The same order of fulfilment of prophecy appears in the words of the Lord recorded in the last part of the same chapter (Luke 24:44-49), that order being, first His own sufferings, then His resurrection and the glory into which He was about to enter in heaven, and then the coming of the Holy Ghost and the preaching of the gospel among all nations. We quote the words, which are so clear as to need no comment: "And He said unto them, These are the words which I spake unto you while I was yet with you, that all things must be fulfilled, which were written in the law of Moses, and in the prophets, and in the psalms concerning Me. Then opened He their understanding that they might understand the Scriptures, and said unto them, Thus it is written, and thus it behooved (i.e. was necessary for) Christ to suffer and to rise from the dead the third day; and that repentance and remission of sins should be preached in His Name among all nations beginning at Jerusalem. And ye are witnesses of these things. And behold, I send the promise of My Father upon you: but tarry ye in the city of Jerusalem, until ye be endued with power from on high."

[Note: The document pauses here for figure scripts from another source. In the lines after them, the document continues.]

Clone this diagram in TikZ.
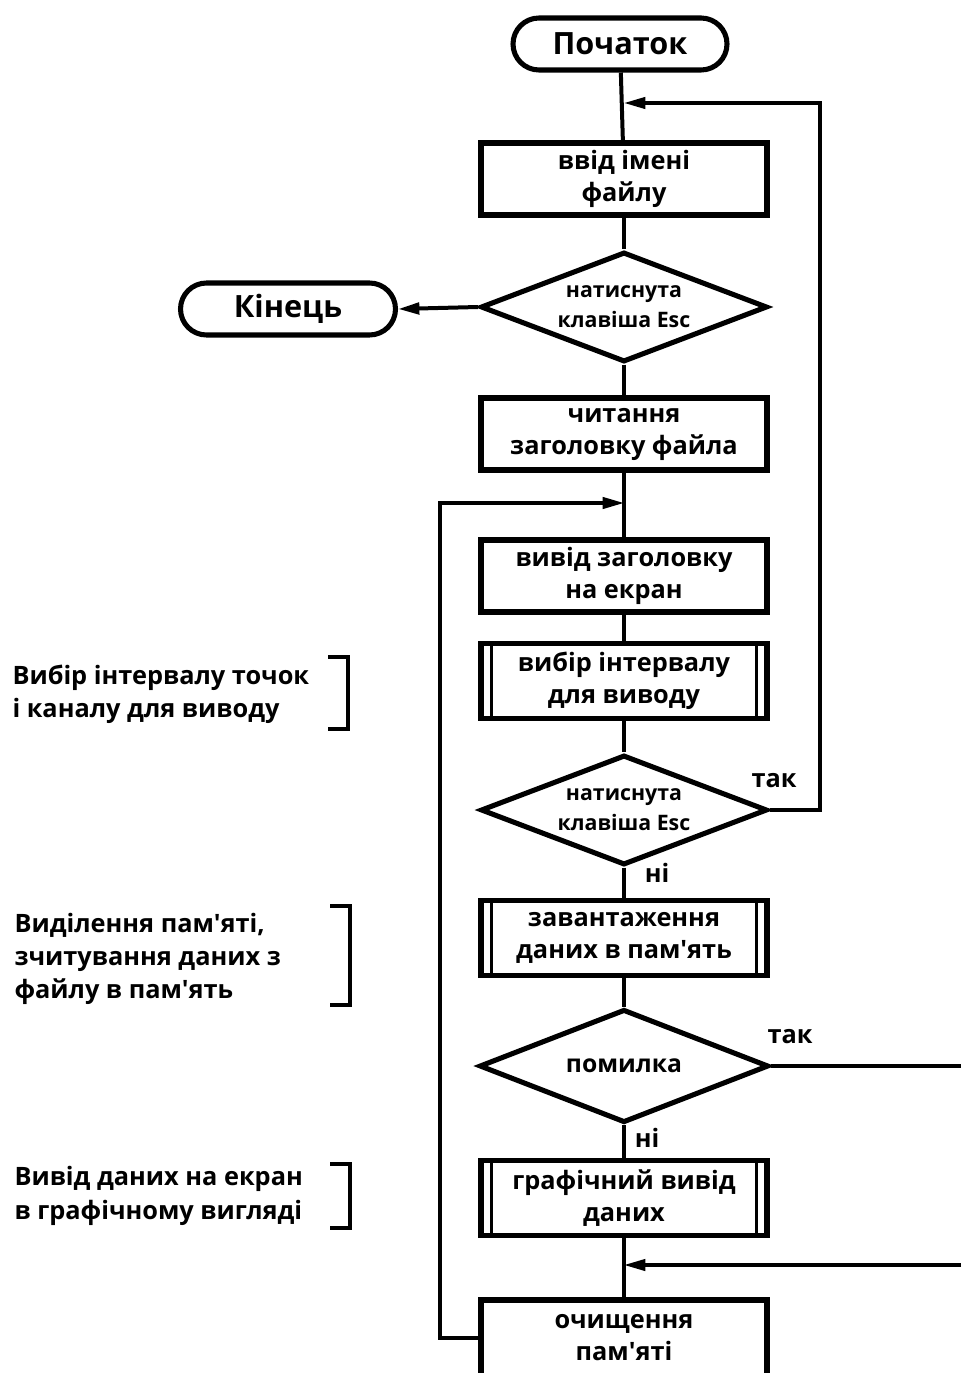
\documentclass[tikz,border=0pt]{standalone}
\usepackage{fontspec}
\setmainfont{Open Sans}
\usetikzlibrary{shapes.geometric,arrows.meta}

\tikzset{every picture/.style={line width=0.75pt}}
\tikzset{
	block/.style={draw, rectangle, line width=3.8pt, minimum width=214.5pt, minimum height=54pt, inner sep=0pt, align=center, font=\bfseries\fontsize{19}{24}\selectfont},
	subproc/.style={block, minimum height=56pt},
	decide/.style={draw, diamond, aspect=2.6, line width=3.8pt, minimum width=215pt, minimum height=82.5pt, inner sep=0pt, align=center, font=\bfseries\fontsize{16}{22.5}\selectfont},
	term/.style={draw, rectangle, rounded corners=19.5pt, line width=3.8pt, minimum width=160.5pt, minimum height=39pt, font=\bfseries\fontsize{23}{26}\selectfont},
	flow/.style={line width=3pt},
	back/.style={line width=2.4pt},
	tip/.style={-{Triangle[length=16pt,width=8.5pt]}},
	note/.style={anchor=west, align=left, inner sep=0pt, font=\bfseries\fontsize{19}{25}\selectfont},
	lbl/.style={inner sep=0pt, font=\bfseries\fontsize{19}{20}\selectfont},
	brace/.style={line width=2.4pt}
}

\begin{document}
\begin{tikzpicture}[x=0.75pt,y=0.75pt,yscale=-1]
	\useasboundingbox (0,0) rectangle (961,1373);

	%Terminals
	\node [term] (start) at (620,44) {Початок};
	\node [term, minimum width=161.25pt] (stop) at (288,309) {Кінець};

	%Main column
	\node [block] (fname) at (624,179) {ввід імені\\файлу};
	\node [decide] (esc1) at (624,307) {натиснута\\клавіша Esc};
	\node [block] (readhdr) at (624,434) {читання\\заголовку файла};
	\node [block] (showhdr) at (624,576) {вивід заголовку\\на екран};
	\node [subproc] (pick) at (624,681) {вибір інтервалу\\для виводу};
	\node [decide] (esc2) at (624,810) {натиснута\\клавіша Esc};
	\node [subproc] (load) at (624,938) {завантаження\\даних в пам\textquotesingle ять};
	\node [decide, minimum width=217pt, minimum height=85pt, font=\bfseries\fontsize{18.5}{22}\selectfont] (err) at (624,1066) {помилка};
	\node [subproc] (plot) at (624,1198) {графічний вивід\\даних};
	\node [block, minimum height=57pt] (clear) at (624,1338) {очищення\\пам\textquotesingle яті};

	%inner bars of the subprocess boxes
	\foreach \n in {pick,load,plot} {
		\draw [line width=2.4pt] ([xshift=10pt]\n.north west) -- ([xshift=10pt]\n.south west);
		\draw [line width=2.4pt] ([xshift=-10pt]\n.north east) -- ([xshift=-10pt]\n.south east);
	}

	%Joins
	\coordinate (topjoin) at (624,103);
	\coordinate (rtop) at (820,103);
	\coordinate (midjoin) at (624,503);
	\coordinate (lmid) at (440,503);
	\coordinate (errout) at (961,1066);
	\coordinate (errin) at (961,1265);
	\coordinate (lowjoin) at (624,1265);

	%Straight Lines
	\draw [flow] (start) -- (fname);
	\draw [flow] (fname) -- (esc1);
	\draw [flow] (esc1) -- (readhdr);
	\draw [flow] (readhdr) -- (showhdr);
	\draw [flow] (showhdr) -- (pick);
	\draw [flow] (pick) -- (esc2);
	\draw [flow] (esc2) -- (load);
	\draw [flow] (load) -- (err);
	\draw [flow] (err) -- (plot);
	\draw [flow] (plot) -- (clear);
	\draw [flow, tip] (esc1.west) -- (stop.east);

	%Loops
	\draw [back, tip] (esc2.east) -| (rtop) -- (topjoin);
	\draw [back, tip] (clear.west) -| (lmid) -- (midjoin);
	\draw [back] (err.east) -- (errout);
	\draw [back, tip] (errin) -- (lowjoin);

	% Text Node
	\node [lbl] (yes1) at (774,781) {так};
	\node [lbl] (no1) at (657,873) {ні};
	\node [lbl] (yes2) at (790,1037) {так};
	\node [lbl] (no2) at (647,1138) {ні};

	%Side notes
	\node [note] (note1) at (12,694) {Вибір інтервалу точок\\і каналу для виводу};
	\draw [brace] (328,657) -- (348,657) -- (348,729) -- (328,729);
	\node [note] (note2) at (14,959) {Виділення пам\textquotesingle яті,\\зчитування даних з\\файлу в пам\textquotesingle ять};
	\draw [brace] (330,906) -- (350,906) -- (350,1005) -- (330,1005);
	\node [note] (note3) at (14,1196) {Вивід даних на екран\\в графічному вигляді};
	\draw [brace] (330,1164) -- (350,1164) -- (350,1228) -- (330,1228);

\end{tikzpicture}
\end{document}
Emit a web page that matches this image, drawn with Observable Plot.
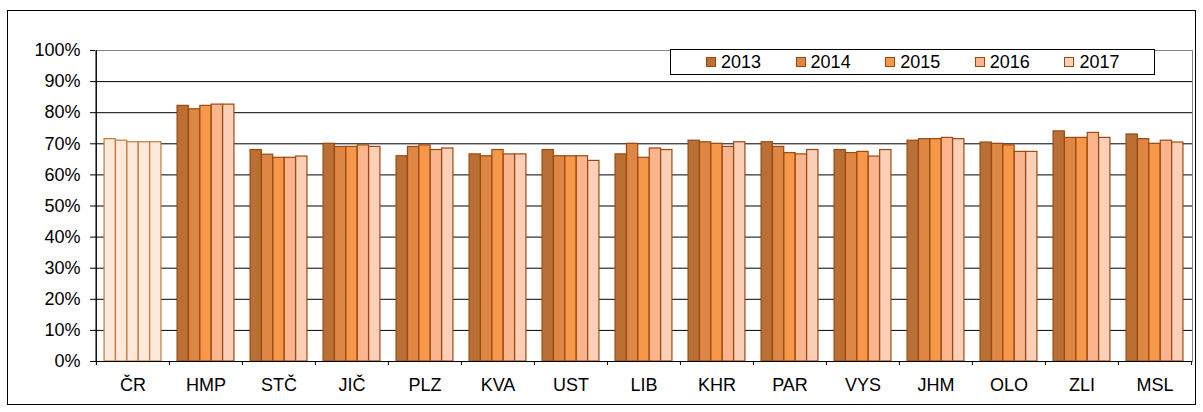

In these words we have the Lord's own explanation of "the order of revelation as it then stood" (and as of course it has always stood) and we see that, in the progress of those great events as declared by Him Who is both the Subject and the Fulfiller of all the prophecies, the earthly kingdom had no place at all among the purposes He had come to accomplish.


NOTES

1. In the original Greek there is strong emphasis upon the word "is," which emphasis does not appear in our versions.

2. The passage reads in part: "Receiving the end of your faith, the salvation of your souls, of which salvation the prophets have inquired who prophesied of the grace which should come unto you: searching what, or what manner of time the Spirit of Christ Who was in them did signify when He testified beforehand the sufferings of Christ, and the glories that should follow."